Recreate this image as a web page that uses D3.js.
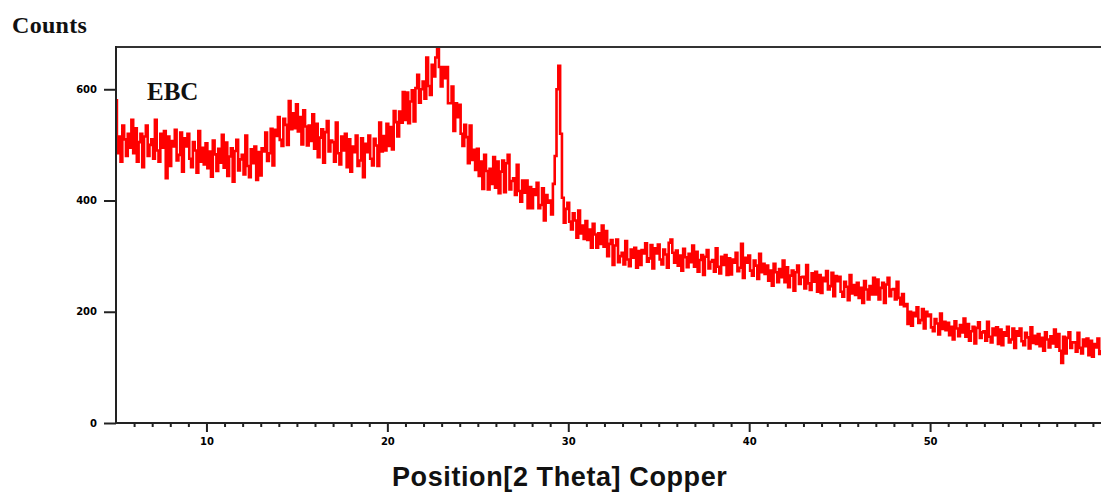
<!DOCTYPE html>
<html>
<head>
<meta charset="utf-8">
<script src="https://cdn.jsdelivr.net/npm/d3@7"></script>
<style>
  html, body { margin: 0; padding: 0; background: #fff; }
  svg { display: block; }
</style>
</head>
<body>
<svg id="chart" width="1101" height="499"></svg>
<script>
// ---- data ----
const twoThetaStart = 5.0;   // first scan position, degrees 2θ
const twoThetaStep = 0.1;    // scan step, degrees 2θ
const counts = [
  580,485,515,470,535,510,480,520,495,545,   // 5
  485,530,470,505,520,460,515,535,480,500,   // 6
  510,475,545,490,470,520,495,525,440,515,   // 7
  462,507,497,527,472,482,522,452,512,497,   // 8
  520,475,460,505,490,450,525,470,495,465,   // 9
  503,458,488,443,508,483,453,493,468,518,   // 10
  459,504,444,479,494,434,489,509,454,474,   // 11
  482,447,517,462,442,492,467,497,437,487,   // 12
  445,494,488,522,471,485,529,463,527,516,   // 13
  550,509,498,547,536,500,579,528,557,530,   // 14
  573,524,550,501,562,533,499,535,507,555,   // 15
  493,538,478,513,528,468,523,543,488,508,   // 16
  505,470,540,485,465,515,490,520,460,510,   // 17
  452,497,487,517,462,472,512,442,502,487,   // 18
  517,475,463,511,499,462,540,488,516,490,   // 19
  538,498,532,492,561,541,515,560,540,595,   // 20
  545,594,539,578,598,542,602,626,576,600,   // 21
  614,583,657,606,590,644,623,657,676,640,   // 22
  605,640,620,640,575,575,605,525,575,550,   // 23
  572,520,498,536,514,467,535,473,491,455,   // 24
  493,444,470,421,482,453,420,457,430,478,   // 25
  423,470,413,452,472,415,467,482,420,435,   // 26
  440,410,464,417,398,436,414,436,386,424,   // 27
  386,420,410,432,386,392,422,364,410,396,   // 28
  400,375,430,480,600,642,520,405,360,385,   // 29
  396,362,348,377,364,333,382,341,355,331,   // 30
  363,329,348,315,358,339,315,341,322,355,   // 31
  317,345,300,322,329,284,319,330,289,300,   // 32
  306,285,327,294,282,312,297,315,279,309,   // 33
  284,311,305,323,290,296,320,278,314,305,   // 34
  321,294,285,312,303,279,324,330,306,288,   // 35
  310,283,301,274,313,298,280,304,289,319,   // 36
  281,308,272,293,302,266,299,311,278,290,   // 37
  293,272,314,281,269,299,284,302,266,296,   // 38
  267,294,288,306,273,279,322,261,297,288,   // 39
  301,274,265,292,283,259,304,271,286,268,   // 40
  283,256,274,247,286,271,253,277,262,292,   // 41
  253,280,244,265,274,238,271,283,250,262,   // 42
  263,242,284,251,239,269,254,272,236,266,   // 43
  234,261,255,273,240,246,270,228,264,255,   // 44
  263,236,227,254,245,221,266,233,248,230,   // 45
  252,225,243,216,255,240,222,246,231,261,   // 46
  231,258,222,243,252,216,249,261,228,240,   // 47
  241,222,254,225,213,232,210,214,178,200,   // 48
  175,198,192,208,180,185,205,170,200,192,   // 49
  195,172,165,187,179,159,197,169,182,167,   // 50
  180,158,173,150,183,170,156,176,163,188,   // 51
  155,178,148,165,173,143,171,181,153,163,   // 52
  165,148,182,155,145,170,158,172,142,168,   // 53
  140,163,157,173,145,150,170,135,165,157,   // 54
  170,147,140,162,154,134,172,144,157,142,   // 55
  160,138,153,130,163,150,136,156,143,168,   // 56
  137,160,130,108,155,125,153,163,135,145,   // 57
  145,128,162,135,125,150,138,152,122,148,   // 58
  119,142,136,152,124,129,149,114,144,136,   // 59
  130                                        // 60
];
const xMajorTicks = [10, 20, 30, 40, 50];
const xMinorTicks = [6,7,8,9,11,12,13,14,15,16,17,18,19,21,22,23,24,25,26,27,28,29,
                     31,32,33,34,35,36,37,38,39,41,42,43,44,45,46,47,48,49,51,52,53,54,55,56,57,58,59];
const yTicks = [0, 200, 400, 600];
const sampleLabel = "EBC";
const yTitle = "Counts";
const xTitle = "Position[2 Theta] Copper";

// ---- layout ----
const svg = d3.select("#chart");
const plotLeft = 116, plotTop = 47, plotBottom = 423, plotRight = 1101;
const x = d3.scaleLinear().domain([5, 60]).range([116, 1111]);
const y = d3.scaleLinear().domain([0, 676]).range([plotBottom, plotTop]);

const points = counts.map((c, i) => [twoThetaStart + i * twoThetaStep, c]);

svg.append("defs").append("clipPath").attr("id", "plotclip")
  .append("rect").attr("x", plotLeft).attr("y", plotTop - 1)
  .attr("width", plotRight - plotLeft).attr("height", plotBottom - plotTop + 1);

// data line
const line = d3.line().x(d => x(d[0])).y(d => y(d[1])).curve(d3.curveStep);
svg.append("path")
  .datum(points)
  .attr("clip-path", "url(#plotclip)")
  .attr("fill", "none")
  .attr("stroke", "#ff0000")
  .attr("stroke-width", 2.6)
  .attr("d", line);

// frame: top line
svg.append("line").attr("x1", plotLeft).attr("x2", plotRight).attr("y1", plotTop).attr("y2", plotTop)
  .attr("stroke", "#333").attr("stroke-width", 2);

// x axis (major ticks)
const xAxis = svg.append("g").attr("transform", `translate(0,${plotBottom})`)
  .call(d3.axisBottom(x).tickValues(xMajorTicks).tickSize(9).tickPadding(6).tickFormat(d3.format("d")));
xAxis.select(".domain").remove();
xAxis.selectAll(".tick line").attr("stroke", "#222").attr("stroke-width", 2);
xAxis.selectAll("text").attr("font-family", "DejaVu Sans, sans-serif").attr("font-weight", "bold")
  .attr("font-size", 10).attr("fill", "#000");

// x minor ticks
svg.append("g").attr("transform", `translate(0,${plotBottom})`)
  .call(d3.axisBottom(x).tickValues(xMinorTicks).tickSize(4).tickFormat(""))
  .call(g => g.select(".domain").remove())
  .selectAll(".tick line").attr("stroke", "#222").attr("stroke-width", 2);

// x axis line
svg.append("line").attr("x1", plotLeft).attr("x2", plotRight).attr("y1", plotBottom).attr("y2", plotBottom)
  .attr("stroke", "#222").attr("stroke-width", 2);

// y axis
const yAxis = svg.append("g").attr("transform", `translate(${plotLeft},0)`)
  .call(d3.axisLeft(y).tickValues(yTicks).tickSize(12).tickPadding(7).tickFormat(d3.format("d")));
yAxis.select(".domain").remove();
yAxis.selectAll(".tick line").attr("stroke", "#222").attr("stroke-width", 2);
yAxis.selectAll("text").attr("font-family", "DejaVu Sans, sans-serif").attr("font-weight", "bold")
  .attr("font-size", 10).attr("fill", "#000");

svg.append("line").attr("x1", plotLeft).attr("x2", plotLeft).attr("y1", plotTop - 1).attr("y2", plotBottom + 1)
  .attr("stroke", "#222").attr("stroke-width", 2);

// titles
svg.append("text").attr("x", 12).attr("y", 33).text(yTitle)
  .attr("font-family", "Liberation Serif, serif").attr("font-weight", "bold")
  .attr("font-size", 24).attr("letter-spacing", 0.3).attr("fill", "#111");

svg.append("text").attr("x", 147).attr("y", 100).text(sampleLabel)
  .attr("font-family", "Liberation Serif, serif").attr("font-weight", "bold")
  .attr("font-size", 25).attr("fill", "#111");

svg.append("text").attr("x", 392).attr("y", 486).text(xTitle)
  .attr("font-family", "Liberation Sans, Arial, sans-serif").attr("font-weight", "bold")
  .attr("font-size", 27).attr("letter-spacing", 0.6).attr("fill", "#111");
</script>
</body>
</html>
__________
OBJECTIVE: Give the data above again in full and unchanged, skipping the pictures.

OUTPUT:
Recreate this image as a web page that uses D3.js.
<!DOCTYPE html>
<html>
<head>
<meta charset="utf-8">
<script src="https://cdn.jsdelivr.net/npm/d3@7"></script>
<style>
  html, body { margin: 0; padding: 0; background: #fff; }
  svg { display: block; }
</style>
</head>
<body>
<svg id="chart" width="1101" height="499"></svg>
<script>
// ---- data ----
const twoThetaStart = 5.0;   // first scan position, degrees 2θ
const twoThetaStep = 0.1;    // scan step, degrees 2θ
const counts = [
  580,485,515,470,535,510,480,520,495,545,   // 5
  485,530,470,505,520,460,515,535,480,500,   // 6
  510,475,545,490,470,520,495,525,440,515,   // 7
  462,507,497,527,472,482,522,452,512,497,   // 8
  520,475,460,505,490,450,525,470,495,465,   // 9
  503,458,488,443,508,483,453,493,468,518,   // 10
  459,504,444,479,494,434,489,509,454,474,   // 11
  482,447,517,462,442,492,467,497,437,487,   // 12
  445,494,488,522,471,485,529,463,527,516,   // 13
  550,509,498,547,536,500,579,528,557,530,   // 14
  573,524,550,501,562,533,499,535,507,555,   // 15
  493,538,478,513,528,468,523,543,488,508,   // 16
  505,470,540,485,465,515,490,520,460,510,   // 17
  452,497,487,517,462,472,512,442,502,487,   // 18
  517,475,463,511,499,462,540,488,516,490,   // 19
  538,498,532,492,561,541,515,560,540,595,   // 20
  545,594,539,578,598,542,602,626,576,600,   // 21
  614,583,657,606,590,644,623,657,676,640,   // 22
  605,640,620,640,575,575,605,525,575,550,   // 23
  572,520,498,536,514,467,535,473,491,455,   // 24
  493,444,470,421,482,453,420,457,430,478,   // 25
  423,470,413,452,472,415,467,482,420,435,   // 26
  440,410,464,417,398,436,414,436,386,424,   // 27
  386,420,410,432,386,392,422,364,410,396,   // 28
  400,375,430,480,600,642,520,405,360,385,   // 29
  396,362,348,377,364,333,382,341,355,331,   // 30
  363,329,348,315,358,339,315,341,322,355,   // 31
  317,345,300,322,329,284,319,330,289,300,   // 32
  306,285,327,294,282,312,297,315,279,309,   // 33
  284,311,305,323,290,296,320,278,314,305,   // 34
  321,294,285,312,303,279,324,330,306,288,   // 35
  310,283,301,274,313,298,280,304,289,319,   // 36
  281,308,272,293,302,266,299,311,278,290,   // 37
  293,272,314,281,269,299,284,302,266,296,   // 38
  267,294,288,306,273,279,322,261,297,288,   // 39
  301,274,265,292,283,259,304,271,286,268,   // 40
  283,256,274,247,286,271,253,277,262,292,   // 41
  253,280,244,265,274,238,271,283,250,262,   // 42
  263,242,284,251,239,269,254,272,236,266,   // 43
  234,261,255,273,240,246,270,228,264,255,   // 44
  263,236,227,254,245,221,266,233,248,230,   // 45
  252,225,243,216,255,240,222,246,231,261,   // 46
  231,258,222,243,252,216,249,261,228,240,   // 47
  241,222,254,225,213,232,210,214,178,200,   // 48
  175,198,192,208,180,185,205,170,200,192,   // 49
  195,172,165,187,179,159,197,169,182,167,   // 50
  180,158,173,150,183,170,156,176,163,188,   // 51
  155,178,148,165,173,143,171,181,153,163,   // 52
  165,148,182,155,145,170,158,172,142,168,   // 53
  140,163,157,173,145,150,170,135,165,157,   // 54
  170,147,140,162,154,134,172,144,157,142,   // 55
  160,138,153,130,163,150,136,156,143,168,   // 56
  137,160,130,108,155,125,153,163,135,145,   // 57
  145,128,162,135,125,150,138,152,122,148,   // 58
  119,142,136,152,124,129,149,114,144,136,   // 59
  130                                        // 60
];
const xMajorTicks = [10, 20, 30, 40, 50];
const xMinorTicks = [6,7,8,9,11,12,13,14,15,16,17,18,19,21,22,23,24,25,26,27,28,29,
                     31,32,33,34,35,36,37,38,39,41,42,43,44,45,46,47,48,49,51,52,53,54,55,56,57,58,59];
const yTicks = [0, 200, 400, 600];
const sampleLabel = "EBC";
const yTitle = "Counts";
const xTitle = "Position[2 Theta] Copper";

// ---- layout ----
const svg = d3.select("#chart");
const plotLeft = 116, plotTop = 47, plotBottom = 423, plotRight = 1101;
const x = d3.scaleLinear().domain([5, 60]).range([116, 1111]);
const y = d3.scaleLinear().domain([0, 676]).range([plotBottom, plotTop]);

const points = counts.map((c, i) => [twoThetaStart + i * twoThetaStep, c]);

svg.append("defs").append("clipPath").attr("id", "plotclip")
  .append("rect").attr("x", plotLeft).attr("y", plotTop - 1)
  .attr("width", plotRight - plotLeft).attr("height", plotBottom - plotTop + 1);

// data line
const line = d3.line().x(d => x(d[0])).y(d => y(d[1])).curve(d3.curveStep);
svg.append("path")
  .datum(points)
  .attr("clip-path", "url(#plotclip)")
  .attr("fill", "none")
  .attr("stroke", "#ff0000")
  .attr("stroke-width", 2.6)
  .attr("d", line);

// frame: top line
svg.append("line").attr("x1", plotLeft).attr("x2", plotRight).attr("y1", plotTop).attr("y2", plotTop)
  .attr("stroke", "#333").attr("stroke-width", 2);

// x axis (major ticks)
const xAxis = svg.append("g").attr("transform", `translate(0,${plotBottom})`)
  .call(d3.axisBottom(x).tickValues(xMajorTicks).tickSize(9).tickPadding(6).tickFormat(d3.format("d")));
xAxis.select(".domain").remove();
xAxis.selectAll(".tick line").attr("stroke", "#222").attr("stroke-width", 2);
xAxis.selectAll("text").attr("font-family", "DejaVu Sans, sans-serif").attr("font-weight", "bold")
  .attr("font-size", 10).attr("fill", "#000");

// x minor ticks
svg.append("g").attr("transform", `translate(0,${plotBottom})`)
  .call(d3.axisBottom(x).tickValues(xMinorTicks).tickSize(4).tickFormat(""))
  .call(g => g.select(".domain").remove())
  .selectAll(".tick line").attr("stroke", "#222").attr("stroke-width", 2);

// x axis line
svg.append("line").attr("x1", plotLeft).attr("x2", plotRight).attr("y1", plotBottom).attr("y2", plotBottom)
  .attr("stroke", "#222").attr("stroke-width", 2);

// y axis
const yAxis = svg.append("g").attr("transform", `translate(${plotLeft},0)`)
  .call(d3.axisLeft(y).tickValues(yTicks).tickSize(12).tickPadding(7).tickFormat(d3.format("d")));
yAxis.select(".domain").remove();
yAxis.selectAll(".tick line").attr("stroke", "#222").attr("stroke-width", 2);
yAxis.selectAll("text").attr("font-family", "DejaVu Sans, sans-serif").attr("font-weight", "bold")
  .attr("font-size", 10).attr("fill", "#000");

svg.append("line").attr("x1", plotLeft).attr("x2", plotLeft).attr("y1", plotTop - 1).attr("y2", plotBottom + 1)
  .attr("stroke", "#222").attr("stroke-width", 2);

// titles
svg.append("text").attr("x", 12).attr("y", 33).text(yTitle)
  .attr("font-family", "Liberation Serif, serif").attr("font-weight", "bold")
  .attr("font-size", 24).attr("letter-spacing", 0.3).attr("fill", "#111");

svg.append("text").attr("x", 147).attr("y", 100).text(sampleLabel)
  .attr("font-family", "Liberation Serif, serif").attr("font-weight", "bold")
  .attr("font-size", 25).attr("fill", "#111");

svg.append("text").attr("x", 392).attr("y", 486).text(xTitle)
  .attr("font-family", "Liberation Sans, Arial, sans-serif").attr("font-weight", "bold")
  .attr("font-size", 27).attr("letter-spacing", 0.6).attr("fill", "#111");
</script>
</body>
</html>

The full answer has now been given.